>> begin

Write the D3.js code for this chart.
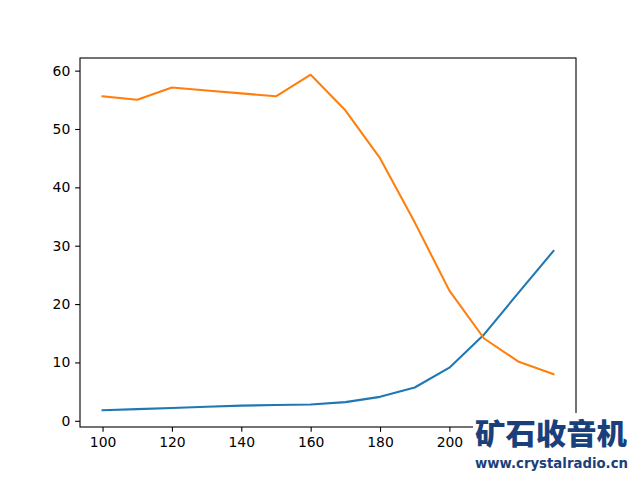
<!DOCTYPE html>
<html><head><meta charset="utf-8">
<script src="https://cdn.jsdelivr.net/npm/d3@7"></script>
<style>body{margin:0;background:#fff}svg{display:block}</style>
</head><body>
<script>
const xValues = [100,110,120,130,140,150,160,170,180,190,200,210,220,230];
const seriesBlue = [1.8,2.0,2.2,2.4,2.6,2.7,2.8,3.2,4.1,5.7,9.1,14.8,22.0,29.1];
const seriesOrange = [55.6,55.0,57.1,56.6,56.1,55.6,59.3,53.2,45.0,34.0,22.3,14.1,10.1,8.0];
const xTicks = [100,120,140,160,180,200];
const yTicks = [0,10,20,30,40,50,60];
const watermarkTitle = "矿石收音机";
const watermarkUrl = "www.crystalradio.cn";

const W=640,H=480;
const m={left:80,right:576,top:58,bottom:427};
const svg=d3.select("body").append("svg").attr("width",W).attr("height",H);
const x=d3.scaleLinear().domain([93.5,236.5]).range([m.left,m.right]);
const y=d3.scaleLinear().domain([-1.065,62.165]).range([m.bottom,m.top]);

const line=d3.line().x((d,i)=>x(xValues[i])).y(d=>y(d));
svg.append("path").datum(seriesBlue).attr("d",line).attr("fill","none").attr("stroke","#1f77b4").attr("stroke-width",2.08).attr("stroke-linejoin","round").attr("stroke-linecap","square");
svg.append("path").datum(seriesOrange).attr("d",line).attr("fill","none").attr("stroke","#ff7f0e").attr("stroke-width",2.08).attr("stroke-linejoin","round").attr("stroke-linecap","square");

const font="DejaVu Sans";
const xa=svg.append("g").attr("transform",`translate(0,${m.bottom})`).call(d3.axisBottom(x).tickValues(xTicks).tickSize(4.86).tickPadding(4.86).tickSizeOuter(0));
const ya=svg.append("g").attr("transform",`translate(${m.left},0)`).call(d3.axisLeft(y).tickValues(yTicks).tickSize(4.86).tickPadding(4.86).tickSizeOuter(0));
[xa,ya].forEach(a=>{a.select(".domain").remove();a.selectAll("line").attr("stroke","#000").attr("stroke-width",1.1);a.selectAll("text").attr("font-family",font).attr("font-size",13.9).attr("fill","#000");});
svg.append("rect").attr("x",m.left).attr("y",m.top).attr("width",m.right-m.left).attr("height",m.bottom-m.top).attr("fill","none").attr("stroke","#000").attr("stroke-width",1.1);

// watermark
const wm=svg.append("g");
wm.append("rect").attr("x",473).attr("y",413).attr("width",167).attr("height",67).attr("fill","#fff");
wm.append("text").attr("x",475).attr("y",445).attr("font-family","Noto Sans CJK SC").attr("font-weight","900").attr("font-size",29).attr("textLength",152).attr("lengthAdjust","spacingAndGlyphs").attr("fill","#1b3f7a").text(watermarkTitle);
wm.append("text").attr("x",475).attr("y",468).attr("font-family","DejaVu Sans").attr("font-weight","bold").attr("font-size",13.5).attr("textLength",153).attr("lengthAdjust","spacingAndGlyphs").attr("fill","#1b3f7a").text(watermarkUrl);
</script>
</body></html>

>> end

* [GIVEN INSTRUCTION]
Leave the images out and output the remaining material exactly as it stands.

* [REPLY]
Write the D3.js code for this chart.
<!DOCTYPE html>
<html><head><meta charset="utf-8">
<script src="https://cdn.jsdelivr.net/npm/d3@7"></script>
<style>body{margin:0;background:#fff}svg{display:block}</style>
</head><body>
<script>
const xValues = [100,110,120,130,140,150,160,170,180,190,200,210,220,230];
const seriesBlue = [1.8,2.0,2.2,2.4,2.6,2.7,2.8,3.2,4.1,5.7,9.1,14.8,22.0,29.1];
const seriesOrange = [55.6,55.0,57.1,56.6,56.1,55.6,59.3,53.2,45.0,34.0,22.3,14.1,10.1,8.0];
const xTicks = [100,120,140,160,180,200];
const yTicks = [0,10,20,30,40,50,60];
const watermarkTitle = "矿石收音机";
const watermarkUrl = "www.crystalradio.cn";

const W=640,H=480;
const m={left:80,right:576,top:58,bottom:427};
const svg=d3.select("body").append("svg").attr("width",W).attr("height",H);
const x=d3.scaleLinear().domain([93.5,236.5]).range([m.left,m.right]);
const y=d3.scaleLinear().domain([-1.065,62.165]).range([m.bottom,m.top]);

const line=d3.line().x((d,i)=>x(xValues[i])).y(d=>y(d));
svg.append("path").datum(seriesBlue).attr("d",line).attr("fill","none").attr("stroke","#1f77b4").attr("stroke-width",2.08).attr("stroke-linejoin","round").attr("stroke-linecap","square");
svg.append("path").datum(seriesOrange).attr("d",line).attr("fill","none").attr("stroke","#ff7f0e").attr("stroke-width",2.08).attr("stroke-linejoin","round").attr("stroke-linecap","square");

const font="DejaVu Sans";
const xa=svg.append("g").attr("transform",`translate(0,${m.bottom})`).call(d3.axisBottom(x).tickValues(xTicks).tickSize(4.86).tickPadding(4.86).tickSizeOuter(0));
const ya=svg.append("g").attr("transform",`translate(${m.left},0)`).call(d3.axisLeft(y).tickValues(yTicks).tickSize(4.86).tickPadding(4.86).tickSizeOuter(0));
[xa,ya].forEach(a=>{a.select(".domain").remove();a.selectAll("line").attr("stroke","#000").attr("stroke-width",1.1);a.selectAll("text").attr("font-family",font).attr("font-size",13.9).attr("fill","#000");});
svg.append("rect").attr("x",m.left).attr("y",m.top).attr("width",m.right-m.left).attr("height",m.bottom-m.top).attr("fill","none").attr("stroke","#000").attr("stroke-width",1.1);

// watermark
const wm=svg.append("g");
wm.append("rect").attr("x",473).attr("y",413).attr("width",167).attr("height",67).attr("fill","#fff");
wm.append("text").attr("x",475).attr("y",445).attr("font-family","Noto Sans CJK SC").attr("font-weight","900").attr("font-size",29).attr("textLength",152).attr("lengthAdjust","spacingAndGlyphs").attr("fill","#1b3f7a").text(watermarkTitle);
wm.append("text").attr("x",475).attr("y",468).attr("font-family","DejaVu Sans").attr("font-weight","bold").attr("font-size",13.5).attr("textLength",153).attr("lengthAdjust","spacingAndGlyphs").attr("fill","#1b3f7a").text(watermarkUrl);
</script>
</body></html>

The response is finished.